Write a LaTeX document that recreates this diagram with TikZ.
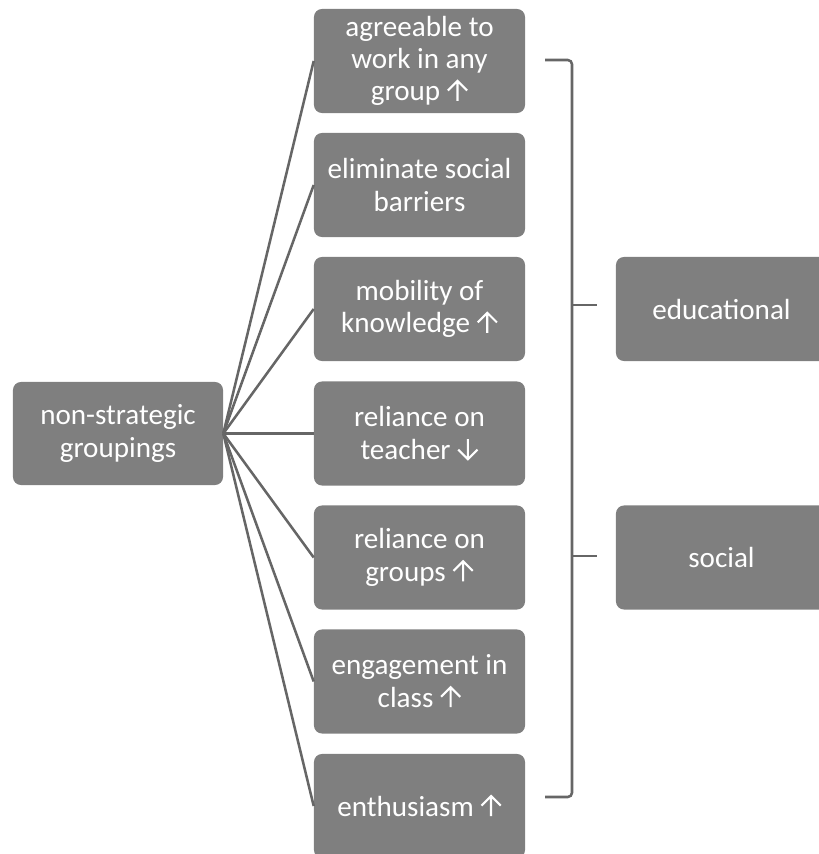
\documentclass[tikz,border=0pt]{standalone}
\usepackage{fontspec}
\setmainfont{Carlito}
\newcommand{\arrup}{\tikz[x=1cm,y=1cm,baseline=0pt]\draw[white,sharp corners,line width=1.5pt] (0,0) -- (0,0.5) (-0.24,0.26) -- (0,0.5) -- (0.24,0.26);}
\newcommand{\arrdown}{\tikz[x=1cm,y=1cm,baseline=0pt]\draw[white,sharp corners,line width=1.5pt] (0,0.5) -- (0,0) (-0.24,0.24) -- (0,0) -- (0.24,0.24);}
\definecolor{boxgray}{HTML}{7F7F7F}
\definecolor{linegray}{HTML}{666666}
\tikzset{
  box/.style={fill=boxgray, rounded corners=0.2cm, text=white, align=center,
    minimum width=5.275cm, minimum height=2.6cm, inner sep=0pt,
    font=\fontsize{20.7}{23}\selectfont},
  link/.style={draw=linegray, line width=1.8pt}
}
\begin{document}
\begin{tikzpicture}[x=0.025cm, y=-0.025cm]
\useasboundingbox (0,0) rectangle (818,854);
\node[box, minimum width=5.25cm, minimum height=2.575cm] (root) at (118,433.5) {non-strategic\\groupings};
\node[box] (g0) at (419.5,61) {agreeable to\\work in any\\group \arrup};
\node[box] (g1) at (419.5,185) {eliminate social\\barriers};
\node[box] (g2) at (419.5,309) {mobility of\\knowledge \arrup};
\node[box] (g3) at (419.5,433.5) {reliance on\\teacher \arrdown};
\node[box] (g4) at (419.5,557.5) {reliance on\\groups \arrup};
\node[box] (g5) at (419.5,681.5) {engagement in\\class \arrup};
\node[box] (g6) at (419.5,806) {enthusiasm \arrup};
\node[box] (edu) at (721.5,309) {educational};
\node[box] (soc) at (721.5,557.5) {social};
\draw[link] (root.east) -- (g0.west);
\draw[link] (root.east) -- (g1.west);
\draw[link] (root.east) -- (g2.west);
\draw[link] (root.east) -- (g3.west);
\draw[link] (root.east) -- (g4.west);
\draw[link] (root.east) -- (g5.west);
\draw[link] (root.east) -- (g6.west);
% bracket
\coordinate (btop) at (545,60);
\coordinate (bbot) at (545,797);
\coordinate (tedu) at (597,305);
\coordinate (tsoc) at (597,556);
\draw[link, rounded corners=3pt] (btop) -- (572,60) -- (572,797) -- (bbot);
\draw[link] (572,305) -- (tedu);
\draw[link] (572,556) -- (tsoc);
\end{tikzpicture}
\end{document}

=======

• PROBLEM STATEMENT: Write out each line again precisely as it appears, skipping every picture.

• WRITTEN RESPONSE:
Write a LaTeX document that recreates this diagram with TikZ.
\documentclass[tikz,border=0pt]{standalone}
\usepackage{fontspec}
\setmainfont{Carlito}
\newcommand{\arrup}{\tikz[x=1cm,y=1cm,baseline=0pt]\draw[white,sharp corners,line width=1.5pt] (0,0) -- (0,0.5) (-0.24,0.26) -- (0,0.5) -- (0.24,0.26);}
\newcommand{\arrdown}{\tikz[x=1cm,y=1cm,baseline=0pt]\draw[white,sharp corners,line width=1.5pt] (0,0.5) -- (0,0) (-0.24,0.24) -- (0,0) -- (0.24,0.24);}
\definecolor{boxgray}{HTML}{7F7F7F}
\definecolor{linegray}{HTML}{666666}
\tikzset{
  box/.style={fill=boxgray, rounded corners=0.2cm, text=white, align=center,
    minimum width=5.275cm, minimum height=2.6cm, inner sep=0pt,
    font=\fontsize{20.7}{23}\selectfont},
  link/.style={draw=linegray, line width=1.8pt}
}
\begin{document}
\begin{tikzpicture}[x=0.025cm, y=-0.025cm]
\useasboundingbox (0,0) rectangle (818,854);
\node[box, minimum width=5.25cm, minimum height=2.575cm] (root) at (118,433.5) {non-strategic\\groupings};
\node[box] (g0) at (419.5,61) {agreeable to\\work in any\\group \arrup};
\node[box] (g1) at (419.5,185) {eliminate social\\barriers};
\node[box] (g2) at (419.5,309) {mobility of\\knowledge \arrup};
\node[box] (g3) at (419.5,433.5) {reliance on\\teacher \arrdown};
\node[box] (g4) at (419.5,557.5) {reliance on\\groups \arrup};
\node[box] (g5) at (419.5,681.5) {engagement in\\class \arrup};
\node[box] (g6) at (419.5,806) {enthusiasm \arrup};
\node[box] (edu) at (721.5,309) {educational};
\node[box] (soc) at (721.5,557.5) {social};
\draw[link] (root.east) -- (g0.west);
\draw[link] (root.east) -- (g1.west);
\draw[link] (root.east) -- (g2.west);
\draw[link] (root.east) -- (g3.west);
\draw[link] (root.east) -- (g4.west);
\draw[link] (root.east) -- (g5.west);
\draw[link] (root.east) -- (g6.west);
% bracket
\coordinate (btop) at (545,60);
\coordinate (bbot) at (545,797);
\coordinate (tedu) at (597,305);
\coordinate (tsoc) at (597,556);
\draw[link, rounded corners=3pt] (btop) -- (572,60) -- (572,797) -- (bbot);
\draw[link] (572,305) -- (tedu);
\draw[link] (572,556) -- (tsoc);
\end{tikzpicture}
\end{document}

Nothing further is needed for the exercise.